The injunction of secrecy having been removed from the proceedings, we give a statement of the material points thereof.
Mr. Burnett, of Kentucky, moved to so modify the resolution as to make it a resolution of enquiry, and not of positive instruction. The amendment was rejected.
A vote was then, after debate, taken on the resolution, and it was rejected--yeas 3, nays 13.
Those who voted in the affirmative were Messrs. Brown, Henry and Vest.
Those who voted in the negative were Messrs. Baker, Caperton, Graham, Haynes, Hunter, Johnson of Missouri, Maxwell, Oldham, Orr, Semmes, Walker, Watson and Wigfall.
This lays the uneasy ghost for the present at least.
EMPLOYMENT OF NEGROES IN THE ARMY
The Speaker laid before the House the bill returned from the Senate, providing for the employment of free negroes and slaves in certain menial capacities in the army. This bill was passed by the House last week, but having been amended by the Senate, is returned to the House for its concurrence.

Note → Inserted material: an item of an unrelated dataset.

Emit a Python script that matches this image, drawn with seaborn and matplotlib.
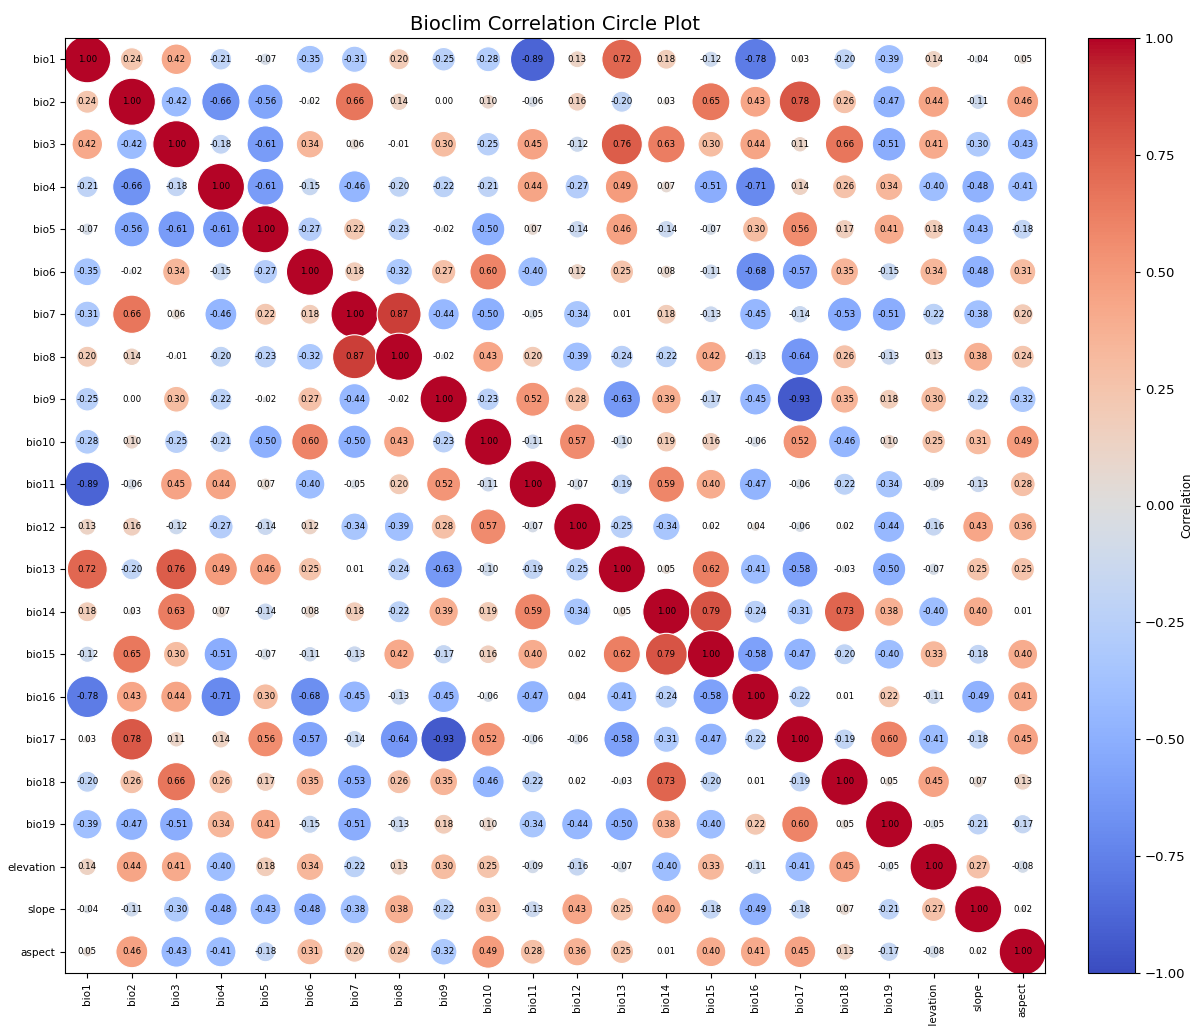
import numpy as np
import pandas as pd
import matplotlib
matplotlib.use("Agg")
import matplotlib.pyplot as plt
import seaborn as sns

# ---------------------------------------------------
# Datos
# ---------------------------------------------------
labels = ['bio1', 'bio2', 'bio3', 'bio4', 'bio5', 'bio6', 'bio7', 'bio8', 'bio9',
          'bio10', 'bio11', 'bio12', 'bio13', 'bio14', 'bio15', 'bio16', 'bio17',
          'bio18', 'bio19', 'elevation', 'slope', 'aspect']

# triangulo inferior (sin diagonal), fila i tiene i valores
lower = [
    [],
    [0.24],
    [0.42, -0.42],
    [-0.21, -0.66, -0.18],
    [-0.07, -0.56, -0.61, -0.61],
    [-0.35, -0.02, 0.34, -0.15, -0.27],
    [-0.31, 0.66, 0.06, -0.46, 0.22, 0.18],
    [0.20, 0.14, -0.01, -0.20, -0.23, -0.32, 0.87],
    [-0.25, 0.00, 0.30, -0.22, -0.02, 0.27, -0.44, -0.02],
    [-0.28, 0.10, -0.25, -0.21, -0.50, 0.60, -0.50, 0.43, -0.23],
    [-0.89, -0.06, 0.45, 0.44, 0.07, -0.40, -0.05, 0.20, 0.52, -0.11],
    [0.13, 0.16, -0.12, -0.27, -0.14, 0.12, -0.34, -0.39, 0.28, 0.57, -0.07],
    [0.72, -0.20, 0.76, 0.49, 0.46, 0.25, 0.01, -0.24, -0.63, -0.10, -0.19, -0.25],
    [0.18, 0.03, 0.63, 0.07, -0.14, 0.08, 0.18, -0.22, 0.39, 0.19, 0.59, -0.34, 0.05],
    [-0.12, 0.65, 0.30, -0.51, -0.07, -0.11, -0.13, 0.42, -0.17, 0.16, 0.40, 0.02, 0.62, 0.79],
    [-0.78, 0.43, 0.44, -0.71, 0.30, -0.68, -0.45, -0.13, -0.45, -0.06, -0.47, 0.04, -0.41, -0.24, -0.58],
    [0.03, 0.78, 0.11, 0.14, 0.56, -0.57, -0.14, -0.64, -0.93, 0.52, -0.06, -0.06, -0.58, -0.31, -0.47, -0.22],
    [-0.20, 0.26, 0.66, 0.26, 0.17, 0.35, -0.53, 0.26, 0.35, -0.46, -0.22, 0.02, -0.03, 0.73, -0.20, 0.01, -0.19],
    [-0.39, -0.47, -0.51, 0.34, 0.41, -0.15, -0.51, -0.13, 0.18, 0.10, -0.34, -0.44, -0.50, 0.38, -0.40, 0.22, 0.60, 0.05],
    [0.14, 0.44, 0.41, -0.40, 0.18, 0.34, -0.22, 0.13, 0.30, 0.25, -0.09, -0.16, -0.07, -0.40, 0.33, -0.11, -0.41, 0.45, -0.05],
    [-0.04, -0.11, -0.30, -0.48, -0.43, -0.48, -0.38, 0.38, -0.22, 0.31, -0.13, 0.43, 0.25, 0.40, -0.18, -0.49, -0.18, 0.07, -0.21, 0.27],
    [0.05, 0.46, -0.43, -0.41, -0.18, 0.31, 0.20, 0.24, -0.32, 0.49, 0.28, 0.36, 0.25, 0.01, 0.40, 0.41, 0.45, 0.13, -0.17, -0.08, 0.02],
]
# ---------------------------------------------------


def build_matrix():
    n = len(labels)
    m = np.eye(n)
    for i, row in enumerate(lower):
        for j, v in enumerate(row):
            m[i, j] = v
            m[j, i] = v
    return pd.DataFrame(m, index=labels, columns=labels)


def main():
    corr = build_matrix()
    n = len(labels)

    # formato largo para el scatter
    df = corr.reset_index(names='row').melt(id_vars='row', var_name='col', value_name='r')
    df['x'] = df['col'].map({l: i for i, l in enumerate(labels)})
    df['y'] = df['row'].map({l: i for i, l in enumerate(labels)})
    df['abs_r'] = df['r'].abs()

    fig = plt.figure(figsize=(11.96, 10.26), dpi=100)
    ax = fig.add_axes([65 / 1196, 53 / 1026, 980 / 1196, 935 / 1026])
    cax = fig.add_axes([1088 / 1196, 53 / 1026, 47 / 1196, 935 / 1026])

    sns.scatterplot(data=df, x='x', y='y', hue='r', palette='coolwarm', hue_norm=(-1, 1),
                    size='abs_r', sizes=(0, 1150), size_norm=(0, 1),
                    edgecolor='w', linewidth=0.8, legend=False, ax=ax)

    # valores dentro de cada circulo
    for _, row in df.iterrows():
        ax.text(row['x'], row['y'], f"{row['r']:.2f}", ha='center', va='center',
                fontsize=6.2, color='black')

    ax.set_xlim(-0.5, n - 0.5)
    ax.set_ylim(n - 0.5, -0.5)
    ax.set_xticks(range(n))
    ax.set_xticklabels(labels, rotation=90, fontsize=7.5)
    ax.set_yticks(range(n))
    ax.set_yticklabels(labels, fontsize=7.5)
    ax.set_xlabel('')
    ax.set_ylabel('')
    ax.set_title('Bioclim Correlation Circle Plot', fontsize=14)

    sm = plt.cm.ScalarMappable(cmap='coolwarm', norm=plt.Normalize(-1, 1))
    cb = fig.colorbar(sm, cax=cax)
    cb.set_ticks([-1, -0.75, -0.5, -0.25, 0, 0.25, 0.5, 0.75, 1])
    cb.ax.tick_params(labelsize=9.5)
    cb.set_label('Correlation', fontsize=8.5)
    cb.ax.yaxis.label.set_verticalalignment('center')
    cb.ax.yaxis.label.set_horizontalalignment('center')
    cb.ax.yaxis.set_label_coords(2.1, 0.5)

    fig.savefig('out.png', dpi=100)


if __name__ == "__main__":
    main()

Mr. Goode, of Virginia, moved that the rules be suspended, and the bill be considered, which was agreed to.
The bill being taken up, the House refused to agree to the Senate's amendments, and asked for a committee of conference.
Southern Historical Society Papers
1959. New Series, Vol. 14, Old Series, Vol. LII.
2d Confederate Congress--(2d Session)--Monday, March 6, 1865.
NEGRO SOLDIERS
Mr. Semmes moved to take up House bill to provide for raising negro troops.
The bill being on the secret calendar,
On motion, by Mr. Caperton, the Senate resolved into secret session.
Note.--On yesterday, in secret session, the House negro soldier bill was transferred to the open calendar, and made the order of the day for to-day, at 12 o'clock.